Everything starts at a very young age, like for these young children who had the desires to help the adults in their homes out, translated…
Back when my children were still young, every time I’d started teaching them to do the household chores, my husband would stop me, said that they were still too young, and that it was because I was lazy, that I’d, passed on the chores to my children to manage. Until I was diagnosed with cancer in my children’s elementary years, my husband couldn’t shoulder ALL the chores inside the house, he’d, finally, loosened up, allowed my children, to do their shares around the house.
illustration from the papers online
Actually, I’d always believed, that household chores aren’t just women’s obligations, that it’s a matter of the whole family; that sharing the chores was an act of love, it’s also, a good learning experience.

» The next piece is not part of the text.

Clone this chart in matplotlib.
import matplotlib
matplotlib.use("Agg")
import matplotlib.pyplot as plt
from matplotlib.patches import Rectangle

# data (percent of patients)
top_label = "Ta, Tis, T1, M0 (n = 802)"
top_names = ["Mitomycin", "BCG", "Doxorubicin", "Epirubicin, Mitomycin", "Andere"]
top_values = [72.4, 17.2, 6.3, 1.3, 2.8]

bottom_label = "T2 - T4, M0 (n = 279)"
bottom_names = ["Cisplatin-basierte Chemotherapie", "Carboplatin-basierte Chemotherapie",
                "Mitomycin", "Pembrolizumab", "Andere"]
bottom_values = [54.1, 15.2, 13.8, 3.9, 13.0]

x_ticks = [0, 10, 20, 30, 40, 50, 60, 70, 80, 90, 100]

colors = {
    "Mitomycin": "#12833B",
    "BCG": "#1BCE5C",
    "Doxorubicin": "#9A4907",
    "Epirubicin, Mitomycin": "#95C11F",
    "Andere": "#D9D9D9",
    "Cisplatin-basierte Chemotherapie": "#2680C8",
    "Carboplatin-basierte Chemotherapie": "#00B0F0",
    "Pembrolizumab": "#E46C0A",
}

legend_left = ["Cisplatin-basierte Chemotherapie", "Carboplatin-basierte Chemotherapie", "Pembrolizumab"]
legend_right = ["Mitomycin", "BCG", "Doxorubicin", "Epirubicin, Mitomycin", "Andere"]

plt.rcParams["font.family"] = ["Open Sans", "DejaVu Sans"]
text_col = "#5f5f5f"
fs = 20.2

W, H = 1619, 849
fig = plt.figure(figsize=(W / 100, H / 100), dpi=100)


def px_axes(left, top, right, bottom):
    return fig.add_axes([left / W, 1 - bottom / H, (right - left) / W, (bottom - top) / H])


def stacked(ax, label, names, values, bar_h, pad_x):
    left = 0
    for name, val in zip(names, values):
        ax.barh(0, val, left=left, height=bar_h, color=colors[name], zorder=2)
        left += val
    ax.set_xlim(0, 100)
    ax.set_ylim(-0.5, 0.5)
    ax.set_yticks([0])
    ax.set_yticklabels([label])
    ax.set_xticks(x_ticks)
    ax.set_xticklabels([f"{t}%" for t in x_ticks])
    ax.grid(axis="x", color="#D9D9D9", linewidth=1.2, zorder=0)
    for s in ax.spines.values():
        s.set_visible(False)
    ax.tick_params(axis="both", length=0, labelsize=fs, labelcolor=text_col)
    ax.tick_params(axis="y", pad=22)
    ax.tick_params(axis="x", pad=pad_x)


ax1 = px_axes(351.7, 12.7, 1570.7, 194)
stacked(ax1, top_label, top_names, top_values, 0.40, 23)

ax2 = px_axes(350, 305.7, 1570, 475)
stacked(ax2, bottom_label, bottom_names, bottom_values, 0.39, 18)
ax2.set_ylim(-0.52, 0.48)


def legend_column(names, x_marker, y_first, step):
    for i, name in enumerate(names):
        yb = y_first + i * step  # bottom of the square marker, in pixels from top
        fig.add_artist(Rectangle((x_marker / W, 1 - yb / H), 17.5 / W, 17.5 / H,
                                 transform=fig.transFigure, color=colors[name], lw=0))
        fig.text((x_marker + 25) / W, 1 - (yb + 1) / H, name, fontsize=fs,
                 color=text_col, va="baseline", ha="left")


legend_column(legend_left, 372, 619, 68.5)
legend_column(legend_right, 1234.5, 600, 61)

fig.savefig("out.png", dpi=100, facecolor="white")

After my premature grandchildren left the incubators, they’d been, staying with me, because it was especially tiring, the whole family chipped in, my husband was in charge of cleaning the house, doing the laundry as the day began, my daughter-in-law in charge of feeding and caring for the young, and I, in meal preparations, as well as the midnight shifts. Although it’d, become quite tiresome, but seeing my grandchildren growing up by the day, I’d, felt glad.
like this???
Or maybe, it was how my grandkids were raised in such a way, especially my grandson, he’d often run into the kitchen and asked me, “Grandma, what are you doing? I need your help.” Because I’d made dishes with eggs often, he’d become very interested in cracking the eggs for me. I’d not only turned down his offer to help me, I’d, taught him how to break the eggshells, and, as you could imagine, he’d, made a total mess, the eggs were cracked, all over the places, but I’d not scolded him, or taken over for him, instead, I’d, allowed him, to keep on, practicing cracking the eggs open. And now, he’d, made great improvements, and could use the chopsticks, to mix up the yolk and the whites in a bowl for me too.
As my developmentally-delayed granddaughter started to learn to walk at the age of three, after she could steady herself, she’d followed her younger brother into the kitchen, said she wanted to help me out too, and I’d, agreed, that they could, put in the chopped up chunks of daikon into the soup, or add in the salt for the soups.
Although my husband stayed on the sidelines and hollered loudly, “DANGER! DANGER, don’t let them do it!”, but I’d still, insisted on having them help me out, my grandson would bring that stool to the counters, stood on top of it, at a safe distance from the stoves, and, followed my orders, as he’d, finished up this, what-seemed-to-be-too-dangerous task.
or this???
Slowly, my grandchildren became more and more agile, they could feed the fish in the tanks on their own now, and vacuum up the mess they’d made on the floors, and would help fold up the dried clothes that I brought in from the outside, and, although they had yet to manage how to do it right, I was still, very grateful for their wanting to help me.
A few days ago, my grandson was in the toilet for a long time, I thought he was playing with the water, I entered into the bathrooms, about to grill him, and I saw him dabbed a little cleaning agent onto the loofa, carefully, scrubbing down the sinks, and, he’d, cleaned up all those dirty corners too, he’d watched his grandpa and dad and picked up on the behaviors.
I was so very moved, this child was only a little older than four, he’d clearly understood, that he’s, a part of this family, that he’d needed to, do his share of chores around the house.
And so, having your children do the household chores CAN be quite beneficial to the whole house, you wouldn’t have too much to handle, and, at the same time, you’d, trained your young children to have a strong sense of responsibility too.